Where is the edge for cascading failure?: challenges and opportunities for quantifying blackout risk
IEEE Power Engineering Society General Meeting
Quantifying the overall risk of blackout due to cascading failure and determining the corresponding safe limits for power system design and operation are challenging problems. Large blackouts involve long, complicated and diverse cascades of events that often are unlikely or unexpected. An exhaustive and detailed analysis of these cascading events before the blackout occurs is impossible because of the huge number of possible combinations of unlikely events. Despite these challenges, approaches
... to quantify the overall risk of blackouts are emerging and we give a tutorial account reviewing these emerging approaches and their prospects. We summarize the implications for blackout risk of the powerlaw region in the observed distribution of sizes of North American blackouts. High-level probabilistic models of cascading failure and power system simulations suggest that there is a critical loading at which expected blackout size sharply increases and there is a power law in the distribution of blackout size. This critical loading could serve as a reference point for determining the "edge" for cascading failure risk. We model cascading failure as an initial disturbance that sometimes propagates to become much more widespread.

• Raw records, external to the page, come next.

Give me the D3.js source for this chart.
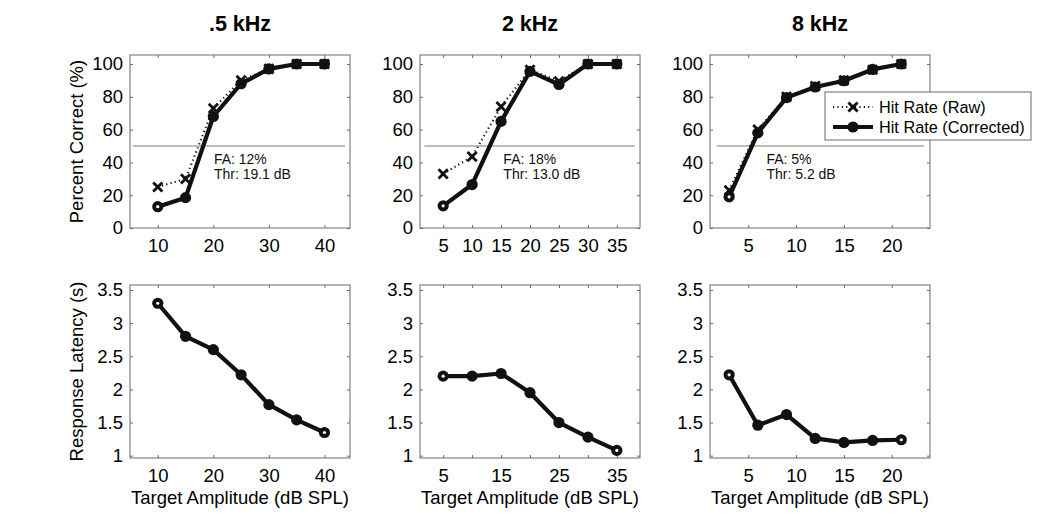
<!DOCTYPE html>
<html><head><meta charset="utf-8">
<script src="https://cdn.jsdelivr.net/npm/d3@7"></script>
<style>
html,body{margin:0;padding:0;background:#fff;}
svg{display:block;font-family:"Liberation Sans",Arial,Helvetica,sans-serif;}
</style></head>
<body><svg id="chart" width="1050" height="524"></svg>
<script>
// ---- data ----
const panelTitles = [".5 kHz", "2 kHz", "8 kHz"];
const amps05 = [10, 15, 20, 25, 30, 35, 40];
const amps2  = [5, 10, 15, 20, 25, 30, 35];
const amps8  = [3, 6, 9, 12, 15, 18, 21];
const rawHit05 = [25, 30, 73, 90, 97, 100, 100];
const corHit05 = [13, 18.5, 68, 88, 97, 100, 100];
const rawHit2  = [33, 43.5, 74, 96.5, 89.5, 100, 100];
const corHit2  = [13.5, 26.5, 65, 95.5, 87.5, 100, 100];
const rawHit8  = [23, 60, 80, 86.5, 90, 96.5, 100];
const corHit8  = [19, 58, 79.5, 86, 89.8, 96.7, 100];
const latency05 = [3.3, 2.8, 2.6, 2.22, 1.77, 1.54, 1.35];
const latency2  = [2.2, 2.2, 2.24, 1.95, 1.5, 1.28, 1.08];
const latency8  = [2.22, 1.46, 1.62, 1.26, 1.2, 1.23, 1.24];
const faText  = ["FA: 12%", "FA: 18%", "FA: 5%"];
const thrText = ["Thr: 19.1 dB", "Thr: 13.0 dB", "Thr: 5.2 dB"];
const xDomains = [[5, 44.6], [1, 39], [1, 24]];
const xTicks05 = [10, 20, 30, 40];
const xTicks2 = [5, 10, 15, 20, 25, 30, 35];
const xTicks2Bottom = [5, 15, 25, 35];
const xTicks8 = [5, 10, 15, 20];
const pctTicks = [0, 20, 40, 60, 80, 100];
const latTicks = [1, 1.5, 2, 2.5, 3, 3.5];
const annX = [20.1, 15.4, 6.9];
const annY = [39, 30];
const halfLineX = [[5.5, 43.7], [1.75, 38.1], [1.7, 23.4]];
const halfLineY = 50;
const legendLabels = ["Hit Rate (Raw)", "Hit Rate (Corrected)"];
const yLabels = ["Percent Correct (%)", "Response Latency (s)"];
const xLabel = "Target Amplitude (dB SPL)";

// ---- layout ----
const svg = d3.select("#chart");
const panelLeft = [130, 420, 710];
const panelW = 220;
const topRow = {y: 55, h: 173};
const botRow = {y: 285, h: 173};
const amps = [amps05, amps2, amps8];
const raws = [rawHit05, rawHit2, rawHit8];
const cors = [corHit05, corHit2, corHit8];
const lats = [latency05, latency2, latency8];
const xTickSetsTop = [xTicks05, xTicks2, xTicks8];
const xTickSetsAll = [xTicks05, xTicks2, xTicks8];
const xTickLabelsBottom = [xTicks05, xTicks2Bottom, xTicks8];

const boxColor = "#6a6a6a";
const fontTick = 18.5;

function drawPanel(i, row, yDomain, yTicks, series, xTickLabelSet, isTop) {
  const x = d3.scaleLinear().domain(xDomains[i]).range([panelLeft[i], panelLeft[i] + panelW]);
  const y = d3.scaleLinear().domain(yDomain).range([row.y + row.h, row.y]);
  const g = svg.append("g");
  const x0 = panelLeft[i], x1 = panelLeft[i] + panelW, y0 = row.y + row.h, y1 = row.y;

  g.append("rect").attr("x", x0).attr("y", y1).attr("width", panelW).attr("height", row.h)
    .attr("fill", "none").attr("stroke", boxColor).attr("stroke-width", 1);

  const tl = 3;
  const fmtX = d => xTickLabelSet.includes(d) ? String(d) : "";
  const axB = d3.axisBottom(x).tickValues(xTickSetsAll[i]).tickSizeInner(-tl).tickSizeOuter(0).tickFormat(fmtX).tickPadding(7);
  const gB = g.append("g").attr("transform", `translate(0,${y0})`).call(axB);
  const axT = d3.axisTop(x).tickValues(xTickSetsAll[i]).tickSizeInner(-tl).tickSizeOuter(0).tickFormat("");
  const gT = g.append("g").attr("transform", `translate(0,${y1})`).call(axT);
  const axL = d3.axisLeft(y).tickValues(yTicks).tickSizeInner(-tl).tickSizeOuter(0).tickFormat(d => String(d)).tickPadding(7);
  const gL = g.append("g").attr("transform", `translate(${x0},0)`).call(axL);
  const axR = d3.axisRight(y).tickValues(yTicks).tickSizeInner(-tl).tickSizeOuter(0).tickFormat("");
  const gR = g.append("g").attr("transform", `translate(${x1},0)`).call(axR);
  [gB, gT, gL, gR].forEach(a => {
    a.select(".domain").remove();
    a.selectAll(".tick line").attr("stroke", boxColor);
    a.selectAll(".tick text").attr("fill", "#000").attr("font-size", fontTick)
      .attr("font-family", "Liberation Sans, Arial, sans-serif");
  });
  gB.selectAll(".tick text").attr("dy", "0.9em");

  if (isTop) {
    g.append("line").attr("x1", x(halfLineX[i][0])).attr("x2", x(halfLineX[i][1]))
      .attr("y1", y(halfLineY)).attr("y2", y(halfLineY))
      .attr("stroke", "#7a7a7a").attr("stroke-width", 1.2);
    g.append("text").attr("x", x(annX[i])).attr("y", y(annY[0])).text(faText[i])
      .attr("font-size", 14).attr("fill", "#111");
    g.append("text").attr("x", x(annX[i])).attr("y", y(annY[1])).text(thrText[i])
      .attr("font-size", 14).attr("fill", "#111");
  }

  const xs = amps[i];
  const line = d3.line().x(d => x(d[0])).y(d => y(d[1]));
  if (series.raw) {
    const pts = xs.map((a, k) => [a, series.raw[k]]);
    g.append("path").attr("d", line(pts)).attr("fill", "none").attr("stroke", "#111")
      .attr("stroke-width", 2.2).attr("stroke-dasharray", "1.2,3.2");
    pts.forEach(p => drawX(g, x(p[0]), y(p[1]), 4.6));
  }
  const cpts = xs.map((a, k) => [a, series.cor[k]]);
  g.append("path").attr("d", line(cpts)).attr("fill", "none").attr("stroke", "#111")
    .attr("stroke-width", 4.2).attr("stroke-linejoin", "round");
  g.selectAll("circle.m").data(cpts).enter().append("circle").attr("class", "m")
    .attr("cx", d => x(d[0])).attr("cy", d => y(d[1])).attr("r", 5.6).attr("fill", "#111");
  cpts.forEach((p, k) => {
    const isEnd = (k === 0 || k === cpts.length - 1);
    const hidden = series.raw && series.raw[k] === series.cor[k];
    if (isEnd && !hidden) {
      g.append("circle").attr("cx", x(p[0])).attr("cy", y(p[1])).attr("r", 1.6).attr("fill", "#fff");
    }
  });
  return {x, y};
}

function drawX(g, cx, cy, s) {
  g.append("path").attr("d", `M${cx - s},${cy - s}L${cx + s},${cy + s}M${cx - s},${cy + s}L${cx + s},${cy - s}`)
    .attr("stroke", "#111").attr("stroke-width", 2.8).attr("fill", "none");
}

for (let i = 0; i < 3; i++) {
  drawPanel(i, topRow, [0, 105.5], pctTicks, {raw: raws[i], cor: cors[i]}, xTickSetsTop[i], true);
  drawPanel(i, botRow, [0.965, 3.575], latTicks, {cor: lats[i]}, xTickLabelsBottom[i], false);
  svg.append("text").attr("x", panelLeft[i] + panelW / 2).attr("y", 31).attr("text-anchor", "middle")
    .attr("font-size", 21.5).attr("font-weight", "bold").attr("fill", "#000").text(panelTitles[i]);
  svg.append("text").attr("x", panelLeft[i] + panelW / 2).attr("y", 504).attr("text-anchor", "middle")
    .attr("font-size", 18.5).attr("fill", "#000").text(xLabel);
}
[[topRow, yLabels[0]], [botRow, yLabels[1]]].forEach(([row, lab]) => {
  svg.append("text").attr("transform", `translate(83,${row.y + row.h / 2}) rotate(-90)`)
    .attr("text-anchor", "middle").attr("font-size", 18.5).attr("fill", "#000").text(lab);
});

// legend
const lg = svg.append("g");
lg.append("rect").attr("x", 825).attr("y", 92).attr("width", 206).attr("height", 48)
  .attr("fill", "#fff").attr("stroke", boxColor).attr("stroke-width", 1);
const ly = [107, 127];
lg.append("line").attr("x1", 833).attr("x2", 873).attr("y1", ly[0]).attr("y2", ly[0])
  .attr("stroke", "#111").attr("stroke-width", 2.2).attr("stroke-dasharray", "1.2,3.2");
drawX(lg, 853, ly[0], 4.6);
lg.append("line").attr("x1", 833).attr("x2", 873).attr("y1", ly[1]).attr("y2", ly[1])
  .attr("stroke", "#111").attr("stroke-width", 4.2);
lg.append("circle").attr("cx", 853).attr("cy", ly[1]).attr("r", 5.6).attr("fill", "#111");
legendLabels.forEach((t, k) => {
  lg.append("text").attr("x", 879).attr("y", ly[k] + 6).attr("font-size", 16.3).attr("fill", "#000").text(t);
});
</script>
</body></html>
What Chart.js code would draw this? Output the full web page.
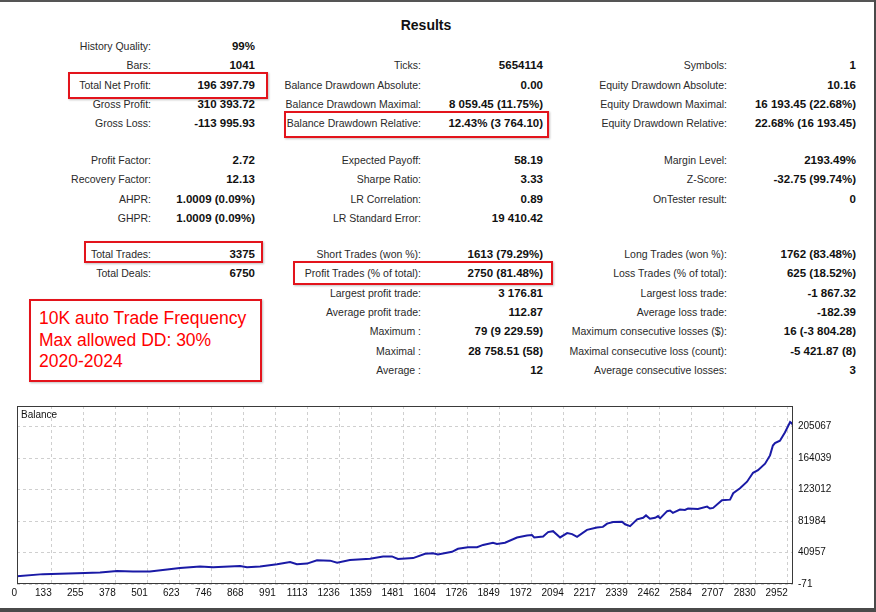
<!DOCTYPE html>
<html><head><meta charset="utf-8">
<script src="https://cdn.jsdelivr.net/npm/chart.js@4.4.1/dist/chart.umd.min.js"></script>
<style>
html,body{margin:0;padding:0;background:#fff;}
body{width:876px;height:612px;position:relative;overflow:hidden;font-family:"Liberation Sans",Arial,sans-serif;}
.fr{position:absolute;background:#555;}
.lbl{position:absolute;font-size:10.5px;color:#2a2a2a;line-height:14px;white-space:nowrap;text-align:right;}
.val{position:absolute;font-size:11.5px;font-weight:bold;color:#111;line-height:14px;white-space:nowrap;text-align:right;}
.box{position:absolute;border:2px solid #e3141c;box-sizing:border-box;box-shadow:1px 1px 2px rgba(0,0,0,.25);}
#title{position:absolute;left:0;width:852px;top:17px;text-align:center;font-weight:bold;font-size:14px;line-height:16px;color:#111;}
#note{position:absolute;left:39px;top:308px;color:#ff0000;font-size:17.5px;line-height:21.5px;white-space:nowrap;}
#c{position:absolute;left:0;top:395px;}
</style></head>
<body>
<div class="fr" style="left:0;top:0;width:876px;height:2px;"></div>
<div class="fr" style="right:0;top:0;width:2px;height:612px;background:#4a4a4a;"></div>
<div class="fr" style="left:0;bottom:0;width:876px;height:4px;background:#4a4a4a;"></div>
<div id="title">Results</div>
<div id="tbl"></div>
<div class="box" style="left:68px;top:72px;width:200px;height:27px;"></div>
<div class="box" style="left:284px;top:111px;width:265px;height:27px;"></div>
<div class="box" style="left:84px;top:241px;width:179px;height:22px;"></div>
<div class="box" style="left:293px;top:261px;width:260px;height:24px;"></div>
<div class="box" style="left:29px;top:299px;width:233px;height:83px;"></div>
<div id="note">10K auto Trade Frequency<br>Max allowed DD: 30%<br>2020-2024</div>
<canvas id="c" width="876" height="213"></canvas>
<script>
// ---- report table (18-row grid: rows 5 and 10 are blank separators) ----
const col1Labels = ['History Quality:','Bars:','Total Net Profit:','Gross Profit:','Gross Loss:','','Profit Factor:','Recovery Factor:','AHPR:','GHPR:','','Total Trades:','Total Deals:'];
const col1Values = ['99%','1041','196 397.79','310 393.72','-113 995.93','','2.72','12.13','1.0009 (0.09%)','1.0009 (0.09%)','','3375','6750'];
const col2Labels = ['','Ticks:','Balance Drawdown Absolute:','Balance Drawdown Maximal:','Balance Drawdown Relative:','','Expected Payoff:','Sharpe Ratio:','LR Correlation:','LR Standard Error:','','Short Trades (won %):','Profit Trades (% of total):','Largest profit trade:','Average profit trade:','Maximum :','Maximal :','Average :'];
const col2Values = ['','5654114','0.00','8 059.45 (11.75%)','12.43% (3 764.10)','','58.19','3.33','0.89','19 410.42','','1613 (79.29%)','2750 (81.48%)','3 176.81','112.87','79 (9 229.59)','28 758.51 (58)','12'];
const col3Labels = ['','Symbols:','Equity Drawdown Absolute:','Equity Drawdown Maximal:','Equity Drawdown Relative:','','Margin Level:','Z-Score:','OnTester result:','','','Long Trades (won %):','Loss Trades (% of total):','Largest loss trade:','Average loss trade:','Maximum consecutive losses ($):','Maximal consecutive loss (count):','Average consecutive losses:'];
const col3Values = ['','1','10.16','16 193.45 (22.68%)','22.68% (16 193.45)','','2193.49%','-32.75 (99.74%)','0','','','1762 (83.48%)','625 (18.52%)','-1 867.32','-182.39','16 (-3 804.28)','-5 421.87 (8)','3'];

// ---- balance chart ----
const xTicks = [0,133,255,378,501,623,746,868,991,1113,1236,1359,1481,1604,1726,1849,1972,2094,2217,2339,2462,2584,2707,2830,2952];
const yTicks = [-71,40957,81984,123012,164039,205067];
const balanceX = [0,100,230,318,383,444,509,575,624,701,751,854,881,931,996,1046,1072,1111,1149,1199,1226,1275,1352,1402,1436,1459,1517,1563,1593,1612,1666,1689,1727,1762,1785,1823,1838,1869,1915,1953,1972,1981,2015,2034,2053,2080,2107,2126,2145,2183,2221,2244,2260,2283,2317,2329,2348,2375,2398,2409,2424,2444,2455,2463,2490,2501,2512,2539,2558,2570,2608,2643,2654,2666,2700,2731,2743,2769,2796,2819,2838,2865,2884,2895,2903,2922,2941,2961,2968,2972];
const balanceY = [10000,12800,14100,15000,17000,16200,16200,18800,20900,22700,21800,23500,21800,22700,25600,28600,25600,26500,30800,30400,27800,31200,33000,35900,35900,32500,33700,39400,40100,38500,41900,45800,47800,47800,50900,53800,52200,53800,60600,63200,63700,60600,61900,67600,68800,60600,66300,65000,61500,70500,73500,74400,78600,80800,81200,77800,75300,84200,86300,89400,85000,86300,88500,85500,94900,95800,92700,97000,96500,98300,97800,100900,98300,99100,109000,109900,118300,124700,133300,144900,148300,156800,167600,180400,183700,186800,197400,211100,209300,206398];

// layout of table
function rowY(r){ if(r<=4) return 46+r*19.35; if(r<=9) return 160+(r-6)*19.35; return 254+(r-11)*19.35; }
const tbl=document.getElementById('tbl');
function addCol(labels, values, lblRight, valRight){
  labels.forEach((t,r)=>{
    if(!t) return;
    const d=document.createElement('div'); d.className='lbl'; d.textContent=t;
    d.style.right=(876-lblRight)+'px'; d.style.top=(rowY(r)-7)+'px'; tbl.appendChild(d);
  });
  values.forEach((t,r)=>{
    if(!t) return;
    const d=document.createElement('div'); d.className='val'; d.textContent=t;
    d.style.right=(876-valRight)+'px'; d.style.top=(rowY(r)-7)+'px'; tbl.appendChild(d);
  });
}
addCol(col1Labels,col1Values,151,255);
addCol(col2Labels,col2Values,421,543);
addCol(col3Labels,col3Values,727,856);

const framePlugin={id:'frame',afterDraw(chart){
  const {ctx,chartArea:a}=chart; ctx.save();
  ctx.strokeStyle='#3a3a3a'; ctx.lineWidth=1;
  ctx.strokeRect(Math.round(a.left)+0.5,Math.round(a.top)+0.5,Math.round(a.right-a.left)-1,Math.round(a.bottom-a.top)-1);
  ctx.fillStyle='#111'; ctx.font='10px "Liberation Sans", Arial'; ctx.textBaseline='middle';
  ctx.fillText('Balance',a.left+4,a.top+9);
  ctx.restore();
}};

new Chart(document.getElementById('c'),{
  type:'line',
  data:{datasets:[{data:balanceX.map((x,i)=>({x:x,y:balanceY[i]})),borderColor:'#1a1aa6',borderWidth:2,pointRadius:0,tension:0,fill:false}]},
  options:{
    responsive:false,animation:false,devicePixelRatio:1,
    layout:{padding:{left:17,top:7,right:0,bottom:0}},
    plugins:{legend:{display:false},tooltip:{enabled:false}},
    scales:{
      x:{type:'linear',min:0,max:2972,
        afterBuildTicks:s=>{s.ticks=xTicks.map(v=>({value:v}));},
        afterFit:s=>{s.height=24;},
        ticks:{align:'end',autoSkip:false,maxRotation:0,padding:3,color:'#111',font:{family:'"Liberation Sans", Arial',size:10},callback:v=>String(v)},
        grid:{color:'#cfcfcf',drawTicks:false},
        border:{display:false,dash:[3,3]}
      },
      y:{position:'right',min:-71,max:232000,
        afterBuildTicks:s=>{s.ticks=yTicks.map(v=>({value:v}));},
        afterFit:s=>{s.width=83;},
        ticks:{padding:5,color:'#111',font:{family:'"Liberation Sans", Arial',size:10},callback:v=>String(v)},
        grid:{color:'#cfcfcf',drawTicks:false},
        border:{display:false,dash:[3,3]}
      }
    }
  },
  plugins:[framePlugin]
});
</script>
</body></html>
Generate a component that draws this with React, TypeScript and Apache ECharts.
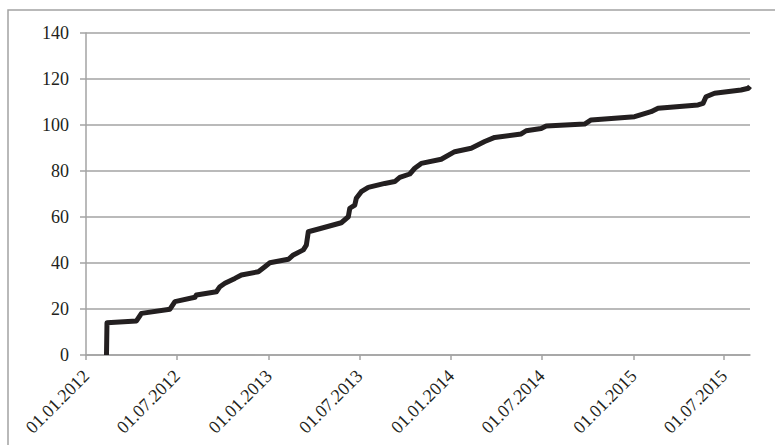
import React, { useEffect, useRef } from "react";
import * as echarts from "echarts";

// cumulative series: [date, value]
const dates: string[] = [
  "2012-02-11", "2012-02-12", "2012-04-11", "2012-04-21", "2012-06-17", "2012-06-27",
  "2012-08-06", "2012-08-09", "2012-09-18", "2012-09-25", "2012-10-05", "2012-10-25",
  "2012-11-07", "2012-12-11", "2012-12-24", "2013-01-03", "2013-02-09", "2013-02-19",
  "2013-03-11", "2013-03-17", "2013-03-21", "2013-04-16", "2013-05-26", "2013-06-09",
  "2013-06-12", "2013-06-22", "2013-06-25", "2013-07-05", "2013-07-19", "2013-08-21",
  "2013-09-10", "2013-09-20", "2013-10-10", "2013-10-20", "2013-11-02", "2013-12-12",
  "2014-01-08", "2014-02-10", "2014-03-09", "2014-03-29", "2014-05-21", "2014-05-31",
  "2014-06-30", "2014-07-10", "2014-09-25", "2014-10-08", "2014-11-04", "2015-01-03",
  "2015-01-13", "2015-02-05", "2015-02-19", "2015-05-10", "2015-05-20", "2015-05-26",
  "2015-06-12", "2015-08-04", "2015-08-19", "2015-08-22",
];
const values: number[] = [
  0, 14, 14.8, 18.1, 19.9, 23.2,
  25.1, 26.1, 27.5, 29.7, 31.2, 33.3,
  34.8, 36.2, 38.4, 40.1, 41.6, 43.5,
  45.7, 47.8, 53.6, 55.1, 57.5, 60.1,
  63.8, 65.2, 68.1, 71, 72.9, 74.6,
  75.4, 77.2, 78.7, 81.2, 83.3, 85.1,
  88.4, 89.9, 92.8, 94.6, 96.1, 97.5,
  98.5, 99.6, 100.4, 102.2, 102.6, 103.6,
  104.3, 105.8, 107.3, 108.7, 109.4, 112.3,
  113.8, 115.2, 116, 116.8,
];
const xTickDates: string[] = [
  "2012-01-01", "2012-07-01", "2013-01-01", "2013-07-01",
  "2014-01-01", "2014-07-01", "2015-01-01", "2015-07-01",
];
const xMin = "2012-01-01";
const xMax = "2015-08-22";
const yMin = 0;
const yMax = 140;
const yStep = 20;

function ts(s: string): number {
  const [y, m, d] = s.split("-").map(Number);
  return Date.UTC(y, m - 1, d);
}
function fmt(v: number): string {
  const d = new Date(v);
  const p = (n: number) => (n < 10 ? "0" + n : "" + n);
  return p(d.getUTCDate()) + "." + p(d.getUTCMonth() + 1) + "." + d.getUTCFullYear();
}

export default function App() {
  const ref = useRef<HTMLDivElement>(null);
  useEffect(() => {
    if (!ref.current) return;
    const chart = echarts.init(ref.current, undefined, { renderer: "svg" });
    const gray = "#a3a3a3";
    const font = "Liberation Serif";
    const tickVals = xTickDates.map(ts);
    chart.setOption({
      animation: false,
      backgroundColor: "#ffffff",
      textStyle: { fontFamily: font },
      graphic: [
        {
          type: "rect",
          shape: { x: 8, y: 10, width: 800, height: 500 },
          style: { fill: "none", stroke: gray, lineWidth: 1.5 },
          silent: true,
        },
      ],
      grid: { left: 86, right: 25, top: 33, bottom: 90, containLabel: false },
      xAxis: {
        type: "value",
        min: ts(xMin),
        max: ts(xMax),
        axisLine: { show: true, lineStyle: { color: gray, width: 1.5 } },
        axisTick: {
          show: true,
          length: 5,
          customValues: tickVals,
          lineStyle: { color: gray, width: 1.5 },
        },
        splitLine: { show: false },
        axisLabel: {
          customValues: tickVals,
          rotate: 45,
          margin: 18,
          fontSize: 18,
          color: "#231f20",
          fontFamily: font,
          hideOverlap: false,
          formatter: (v: number) => fmt(v),
        },
      },
      yAxis: {
        type: "value",
        min: yMin,
        max: yMax,
        interval: yStep,
        axisLine: { show: true, lineStyle: { color: gray, width: 1.5 } },
        axisTick: { show: true, length: 6, lineStyle: { color: gray, width: 1.5 } },
        splitLine: { show: true, lineStyle: { color: gray, width: 1.5 } },
        axisLabel: { margin: 17, fontSize: 18, color: "#231f20", fontFamily: font },
      },
      series: [
        {
          type: "line",
          data: dates.map((d, i) => [ts(d), values[i]]),
          showSymbol: false,
          symbol: "none",
          lineStyle: { color: "#231f20", width: 5, join: "round", cap: "butt" },
          z: 5,
        },
      ],
    });
    return () => chart.dispose();
  }, []);
  return (
    <div
      ref={ref}
      style={{ position: "fixed", left: 0, top: 0, width: 775, height: 445 }}
    />
  );
}
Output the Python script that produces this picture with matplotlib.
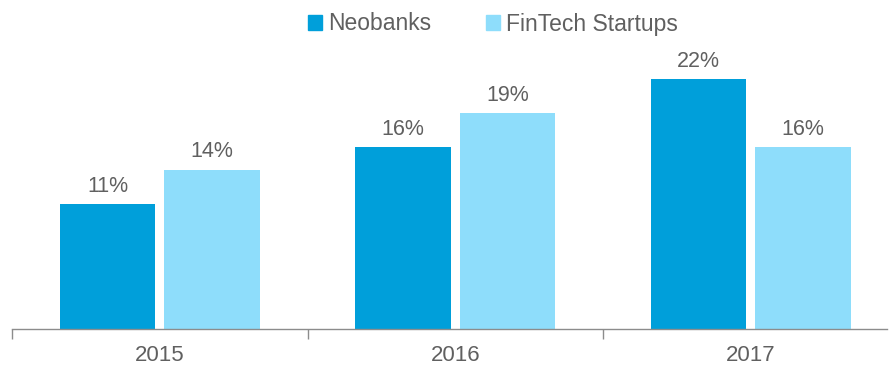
import matplotlib
matplotlib.use("Agg")
import matplotlib.pyplot as plt
import numpy as np
from matplotlib.patches import Patch

years = ["2015", "2016", "2017"]
neobanks = [11, 16, 22]
fintech = [14, 19, 16]
series_names = ["Neobanks", "FinTech Startups"]

plt.rcParams["font.family"] = ["Liberation Sans", "DejaVu Sans"]
text_color = "#606060"
c_neo = "#009FDA"
c_fin = "#8EDDFB"

W, H = 890, 366
fig = plt.figure(figsize=(W / 100, H / 100), dpi=100)
ax = fig.add_axes([12 / W, 37 / H, 875 / W, 329 / H])

x = np.arange(len(years))
w = 0.322
off = 0.177
b1 = ax.bar(x - off, neobanks, w, color=c_neo)
b2 = ax.bar(x + off, fintech, w, color=c_fin)

for bars, vals in ((b1, neobanks), (b2, fintech)):
    for b, v in zip(bars, vals):
        ax.text(b.get_x() + b.get_width() / 2, v + 1.1, f"{v}%",
                ha="center", va="baseline", fontsize=15.5, color=text_color)

ax.set_xlim(-0.5, -0.5 + 875 / 295.5)
ax.set_ylim(0, 28.96)
ax.set_yticks([])
for s in ("top", "right", "left"):
    ax.spines[s].set_visible(False)
ax.spines["bottom"].set_color("#8c8c8c")
ax.spines["bottom"].set_linewidth(1.0)

ax.set_xticks([-0.5, 0.5, 1.5], minor=False)
ax.set_xticklabels([])
ax.tick_params(axis="x", which="major", length=7, color="#8c8c8c", width=1)
ax.set_xticks(x, minor=True)
ax.set_xticklabels(years, minor=True)
ax.tick_params(axis="x", which="minor", length=0, pad=11.5, labelsize=16,
               labelcolor=text_color)

handles = [Patch(color=c_neo), Patch(color=c_fin)]
fig.legend(handles, series_names, loc="center", bbox_to_anchor=(493 / W, 1 - 24 / H),
           ncol=2, frameon=False, fontsize=16.5, handlelength=0.61, handleheight=0.61,
           handletextpad=0.27, columnspacing=2.36, labelcolor=text_color,
           borderpad=0, borderaxespad=0)

fig.savefig("out.png", dpi=100)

The size of the initial disturbance and the average amount of propagation of the failures can be estimated from data from simulated cascades. We suggest that these estimates could be used to efficiently quantify the blackout risk. We summarize initial testing on power system simulations of cascading overloads and speculate that extending this approach to process data from series of cascades occurring in the power system could lead to direct monitoring of power system reliability.